O que há com a safra atual, hem?

* * *

Luiz de Aquino é jornalista e escritor.

6 comentários:

Maria Dulce Loyola Teixeira disse...

Luiz, realmente, existem duas comunidades brasileiras (sem exageros) a que viveu antes da Ditadura e a depois dela. Ainda, ontem conversando com uma pessoa que considero "pé ladino", fiquei absmada com a confissão dela, mas depois entendi. Ela afirmava que foi saber que podiam votar para Presidente já na faculdade, porque era proibido falar do passado democrático do Brasil.

Klaudiana Rodovalho disse...

A Educação, neste momento, passa por transformações perigosas. A inversão de valores, como já conversamos, traz a impressão de que escola , professor, livros são elementos dispensáveis. Mas reafirmo sempre que toda esta tecnologia existe porque num passado recente pessoas de visão e com oportunidade de terem acesso ao conhecimento produduziram mais conhecimento para chegarmos ao estágio em que estamos. Como existiria calculadora sem termos tido anteriormente a teoria dos logarítmos? Alguém se dispos a ter garra e desenvolvê-la.
Hoje entendo a importância da geração anterior à ditadura, tem uma energia contagiante para buscar o melhor por tudo que prentende fazer. São pessoas de pensamento positivo, que não se intimidam com qualquer contratempo. Buscam vencer e crescer em qualquer tempo, são pessoas de qualquer tempo. Compreendem as novas tecnologias e as utilizam para se desenvolverem sempre.
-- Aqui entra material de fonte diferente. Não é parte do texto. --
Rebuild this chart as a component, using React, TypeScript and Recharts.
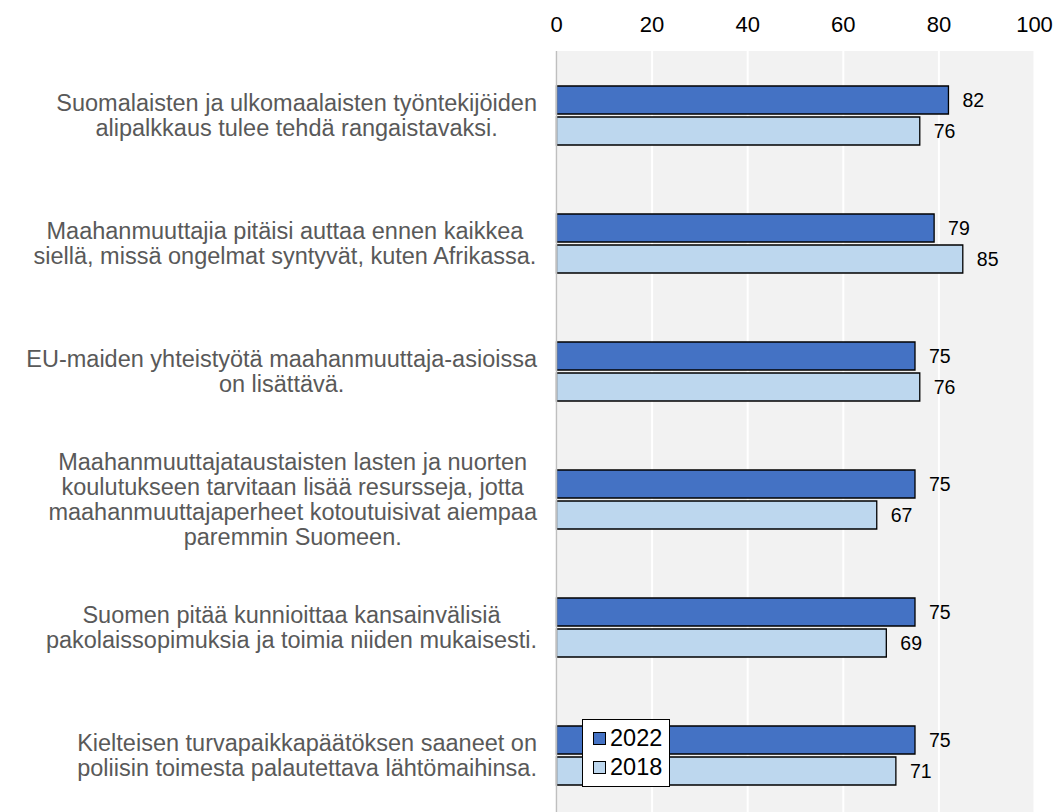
import React from 'react';
import {
  BarChart,
  Bar,
  XAxis,
  YAxis,
  CartesianGrid,
  LabelList,
  Legend,
} from 'recharts';

// Kysymykset (rivinvaihdot kuten kuvassa)
const categories = [
  'Suomalaisten ja ulkomaalaisten työntekijöiden\nalipalkkaus tulee tehdä rangaistavaksi.',
  'Maahanmuuttajia pitäisi auttaa ennen kaikkea\nsiellä, missä ongelmat syntyvät, kuten Afrikassa.',
  'EU-maiden yhteistyötä maahanmuuttaja-asioissa\non lisättävä.',
  'Maahanmuuttajataustaisten lasten ja nuorten\nkoulutukseen tarvitaan lisää resursseja, jotta\nmaahanmuuttajaperheet kotoutuisivat aiempaa\nparemmin Suomeen.',
  'Suomen pitää kunnioittaa kansainvälisiä\npakolaissopimuksia ja toimia niiden mukaisesti.',
  'Kielteisen turvapaikkapäätöksen saaneet on\npoliisin toimesta palautettava lähtömaihinsa.',
];

const values2022 = [82, 79, 75, 75, 75, 75];
const values2018 = [76, 85, 76, 67, 69, 71];

const xTicks = [0, 20, 40, 60, 80, 100];

const seriesNames = ['2022', '2018'];
const seriesColors = ['#4472C4', '#BDD7EE'];

const data = categories.map((name, i) => ({
  name,
  y2022: values2022[i],
  y2018: values2018[i],
}));

const FONT = '"Liberation Sans", Arial, sans-serif';
const LABEL_SIZE = 23.5;
const LABEL_RIGHT = 537;
const LINE_H = 25;

let ctx: CanvasRenderingContext2D | null = null;
const measure = (s: string) => {
  if (!ctx) {
    ctx = document.createElement('canvas').getContext('2d');
  }
  if (!ctx) return s.length * LABEL_SIZE * 0.5;
  ctx.font = `${LABEL_SIZE}px "Liberation Sans", Arial, sans-serif`;
  return ctx.measureText(s).width;
};

const CategoryTick = (props: any) => {
  const { y, payload } = props;
  const lines: string[] = String(payload.value).split('\n');
  const blockW = Math.max(...lines.map(measure));
  const cx = LABEL_RIGHT - blockW / 2;
  const startY = y - ((lines.length - 1) * LINE_H) / 2;
  return (
    <text textAnchor="middle" fontSize={LABEL_SIZE} fill="#595959" fontFamily={FONT}>
      {lines.map((l, i) => (
        <tspan key={i} x={cx} y={startY + i * LINE_H} dy="0.36em">
          {l}
        </tspan>
      ))}
    </text>
  );
};

const ValueTick = (props: any) => {
  const { x, payload } = props;
  return (
    <text x={x} y={32} textAnchor="middle" fontSize={22} fill="#000" fontFamily={FONT}>
      {payload.value}
    </text>
  );
};

const LegendBox = () => (
  <div
    style={{
      background: '#fff',
      border: '1px solid #000',
      width: 88,
      padding: '4px 0 4px 10px',
      boxSizing: 'border-box',
      fontFamily: FONT,
      fontSize: 23.5,
      color: '#000',
    }}
  >
    {seriesNames.map((n, i) => (
      <div key={n} style={{ display: 'flex', alignItems: 'center', height: 29 }}>
        <span
          style={{
            display: 'inline-block',
            width: 11,
            height: 11,
            background: seriesColors[i],
            border: '1px solid #000',
            marginRight: 4,
          }}
        />
        {n}
      </div>
    ))}
  </div>
);

export default function App() {
  return (
    <div
      style={{
        position: 'fixed',
        left: 0,
        top: 0,
        width: 1058,
        height: 812,
        overflow: 'hidden',
        background: '#fff',
        fontFamily: FONT,
      }}
    >
      <BarChart
        width={1058}
        height={819}
        data={data}
        layout="vertical"
        margin={{ top: 0, right: 23.5, bottom: 0, left: 0 }}
        barSize={28}
        barGap={3}
      >
        <CartesianGrid
          horizontal={false}
          vertical
          stroke="#ffffff"
          strokeWidth={2}
          fill="#f2f2f2"
        />
        <XAxis
          type="number"
          orientation="top"
          domain={[0, 100]}
          ticks={xTicks}
          height={51}
          axisLine={false}
          tickLine={false}
          tick={<ValueTick />}
          interval={0}
        />
        <YAxis
          type="category"
          dataKey="name"
          width={556.5}
          axisLine={{ stroke: '#bfbfbf', strokeWidth: 1.5 }}
          tickLine={false}
          tick={<CategoryTick />}
          interval={0}
        />
        <Legend
          layout="vertical"
          align="center"
          verticalAlign="middle"
          content={<LegendBox />}
          wrapperStyle={{ left: 582, top: 719, width: 'auto', height: 'auto' }}
        />
        <Bar
          dataKey="y2022"
          name={seriesNames[0]}
          fill={seriesColors[0]}
          stroke="#000"
          strokeWidth={1.3}
          isAnimationActive={false}
        >
          <LabelList
            dataKey="y2022"
            position="right"
            offset={14}
            fill="#000"
            fontSize={19.5}
            fontFamily={FONT}
          />
        </Bar>
        <Bar
          dataKey="y2018"
          name={seriesNames[1]}
          fill={seriesColors[1]}
          stroke="#000"
          strokeWidth={1.3}
          isAnimationActive={false}
        >
          <LabelList
            dataKey="y2018"
            position="right"
            offset={14}
            fill="#000"
            fontSize={19.5}
            fontFamily={FONT}
          />
        </Bar>
      </BarChart>
    </div>
  );
}
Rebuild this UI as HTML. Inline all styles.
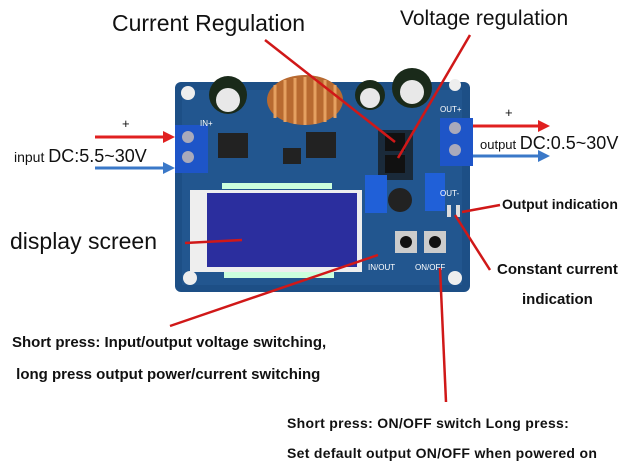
<!DOCTYPE html>
<html><head><style>
body{margin:0;width:640px;height:474px;background:#fff;position:relative;overflow:hidden;font-family:"Liberation Sans",sans-serif}
.t{position:absolute;color:#111;white-space:nowrap}
</style></head><body>
<svg width="640" height="474" style="position:absolute;left:0;top:0">
<rect x="175" y="82" width="295" height="210" rx="6" fill="#1d4f86"/>
<rect x="182" y="90" width="280" height="195" fill="#22568f"/>
<circle cx="188" cy="93" r="7" fill="#eee"/><circle cx="455" cy="85" r="6" fill="#eee"/>
<circle cx="190" cy="278" r="7" fill="#eee"/><circle cx="455" cy="278" r="7" fill="#eee"/>
<circle cx="228" cy="95" r="19" fill="#1a2a1a"/><circle cx="228" cy="100" r="12" fill="#e8e8e8"/>
<circle cx="370" cy="95" r="15" fill="#1a2a1a"/><circle cx="370" cy="98" r="10" fill="#e8e8e8"/>
<circle cx="412" cy="88" r="20" fill="#1a2a1a"/><circle cx="412" cy="92" r="12" fill="#e8e8e8"/>
<ellipse cx="305" cy="100" rx="38" ry="25" fill="#b86a30"/>
<g stroke="#e5a060" stroke-width="3"><line x1="275" y1="85" x2="275" y2="118"/><line x1="285" y1="80" x2="285" y2="122"/><line x1="295" y1="78" x2="295" y2="124"/><line x1="305" y1="77" x2="305" y2="125"/><line x1="315" y1="78" x2="315" y2="124"/><line x1="325" y1="80" x2="325" y2="122"/><line x1="335" y1="85" x2="335" y2="118"/></g>
<rect x="218" y="133" width="30" height="25" fill="#222"/><rect x="306" y="132" width="30" height="26" fill="#222"/>
<rect x="283" y="148" width="18" height="16" fill="#222"/>
<rect x="378" y="130" width="35" height="50" fill="#1a2a3a"/>
<rect x="385" y="133" width="20" height="18" fill="#111"/><rect x="385" y="155" width="20" height="18" fill="#111"/>
<rect x="175" y="125" width="33" height="48" fill="#1e55c8"/>
<circle cx="188" cy="137" r="6" fill="#aab"/><circle cx="188" cy="157" r="6" fill="#aab"/>
<rect x="440" y="118" width="33" height="48" fill="#1e55c8"/>
<circle cx="455" cy="128" r="6" fill="#aab"/><circle cx="455" cy="150" r="6" fill="#aab"/>
<rect x="365" y="175" width="22" height="38" fill="#2060d8"/><rect x="425" y="173" width="20" height="38" fill="#2060d8"/>
<circle cx="400" cy="200" r="12" fill="#222"/>
<rect x="190" y="190" width="172" height="82" fill="#eee"/>
<rect x="207" y="193" width="150" height="74" fill="#2b2e9e"/>
<g fill="#cfd"><rect x="222" y="183" width="110" height="6"/><rect x="224" y="272" width="110" height="6"/></g>
<rect x="395" y="231" width="22" height="22" fill="#ccc"/><circle cx="406" cy="242" r="6" fill="#111"/>
<rect x="424" y="231" width="22" height="22" fill="#ccc"/><circle cx="435" cy="242" r="6" fill="#111"/>
<rect x="447" y="205" width="4" height="12" fill="#ddd"/><rect x="456" y="205" width="4" height="12" fill="#ddd"/>
<g fill="#fff" font-size="8" font-family="Liberation Sans"><text x="200" y="126">IN+</text><text x="440" y="112">OUT+</text><text x="440" y="196">OUT-</text><text x="368" y="270">IN/OUT</text><text x="415" y="270">ON/OFF</text></g>
<g stroke-width="3" fill="none">
<line x1="95" y1="137" x2="165" y2="137" stroke="#e02020"/><line x1="95" y1="168" x2="165" y2="168" stroke="#3a78c8"/>
<line x1="473" y1="126" x2="540" y2="126" stroke="#e02020"/><line x1="473" y1="156" x2="540" y2="156" stroke="#3a78c8"/>
</g>
<polygon points="163,131 175,137 163,143" fill="#e02020"/><polygon points="163,162 175,168 163,174" fill="#3a78c8"/>
<polygon points="538,120 550,126 538,132" fill="#e02020"/><polygon points="538,150 550,156 538,162" fill="#3a78c8"/>
<g stroke="#d01818" stroke-width="2.5">
<line x1="265" y1="40" x2="395" y2="142"/>
<line x1="470" y1="35" x2="398" y2="158"/>
<line x1="185" y1="243" x2="242" y2="240"/>
<line x1="170" y1="326" x2="378" y2="255"/>
<line x1="440" y1="268" x2="446" y2="402"/>
<line x1="500" y1="205" x2="462" y2="212"/>
<line x1="490" y1="270" x2="455" y2="215"/>
</g>
</svg>
<div class="t" style="left:112px;top:10px;font-size:23px">Current Regulation</div>
<div class="t" style="left:400px;top:7px;font-size:21px">Voltage regulation</div>
<div class="t" style="left:122px;top:116px;font-size:13px">+</div>
<div class="t" style="left:14px;top:146px;font-size:14px">input <span style="font-size:18px">DC:5.5~30V</span></div>
<div class="t" style="left:505px;top:105px;font-size:13px">+</div>
<div class="t" style="left:480px;top:133px;font-size:13px">output <span style="font-size:18px">DC:0.5~30V</span></div>
<div class="t" style="left:10px;top:228px;font-size:23px">display screen</div>
<div class="t" style="left:502px;top:196px;font-size:14px;font-weight:bold">Output indication</div>
<div class="t" style="left:497px;top:255px;font-size:15px;font-weight:bold;line-height:30px;text-align:center">Constant current<br>indication</div>
<div class="t" style="left:12px;top:327px;font-size:15px;font-weight:bold;line-height:32px">Short press: Input/output voltage switching,<br>&nbsp;long press output power/current switching</div>
<div class="t" style="left:287px;top:408px;font-size:14px;font-weight:bold;line-height:30px;letter-spacing:0.3px">Short press: ON/OFF switch Long press:<br>Set default output ON/OFF when powered on</div>
</body></html>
O segredo dessa geração é este, não acreditam que chegou a hora de parar, não se escondem do mundo, pelo contrário, continuam a transformá-lo.
Sou uma professora jovem, em início de carreira, mas tive a grata oprotunidade de conhecer pessoas tão especiais, que têm me ensinado e mostrado a necessidade de não desanimar diante desta confusão em que se encontra a educação. Será que fecharão nossas bbliotecas? Será que nossos laboratórios de informática ficarão abandonados? Onde eu trabalho, o Lyceu de Goiânia, a dúvida também grita entre nós, causa insegurança e toda a comunidade Lyceana segue atônita diante de tanta incerteza.
Autoridades, quem lhes pede explicações são pessoas sérias, honestas, cultas, que fazem da Educação sua vida! Até quando a Educação será apenas política, apenas tema de palanques, até quando?!
Klaudiane Rodovalho

Benevides de Almeida disse...

Luiz de Aquino,
Não vejo suas crônicas no blog, por ser onde elas correm o risco de ter um sentido de vulgarização. Eu as leio no jornal, porque aí, sim, há uma identificação real do seu talento do qual muitos de nossa convivência comum morrem de inveja.
Além disso, é mais nostálgico. Qualquer um pode criar um blog e escrever a besteira que quiser. Já no jornal, não: tem que ter bagagem para ser uma articulista permanente como você o é. Quem não tem competência, que escreva sua opinião para a seção Carta do Leitor. Eu até sugeriria ao amigo que só postasse sua crônicas no blog depois de publicadas no jornal. Desculpe-me pela ousadia dessa intromissão.

Lauro Henrique de Oliveira disse...

Parabéns pelo texto Gerações Heterogêneas!
Fico muito triste em constatar o quanto os nossos jovens andam perdidos na sociedade dita como "moderna", e ainda mais em ver como Goiás tem sofrido constantes retrocessos na Educação, sou professor da rede Estadual de Educação e infelizmente no colégio que trabalho não está funcionando nem a biblioteca e muito menos o laboratório de informática, e pensar que eram há pouco tempo os espaço mais frequentados pelos nossos alunos!
Um grande abraço!

Lauro Henrique de Oliveira

Mara Narciso disse...

Sim, Luiz, somos diferentes em tudo, pois tivemos outras experiências e desafios, mas não concordo com sua opinião de que fomos melhores. Discordo porque jovem é curioso, aprende fácil, tem boa memória, desbrava campos estranhos com facilidade. Os de hoje são quase outra gente. Para mim as exceções reforçam a regra.

Anônimo disse...

Preferido poeta, A safra atual, qd bem criados...digo," Filhos bem criados, prazeres dobrados"...já dizia minha falecida mãe!"...Abraços fraternais para vc e sua bela família. E então qd será o lançamento do próximo livro?...Nós, seus leitores assíduos, estamos aguardando anciosos!.Ireci Maria.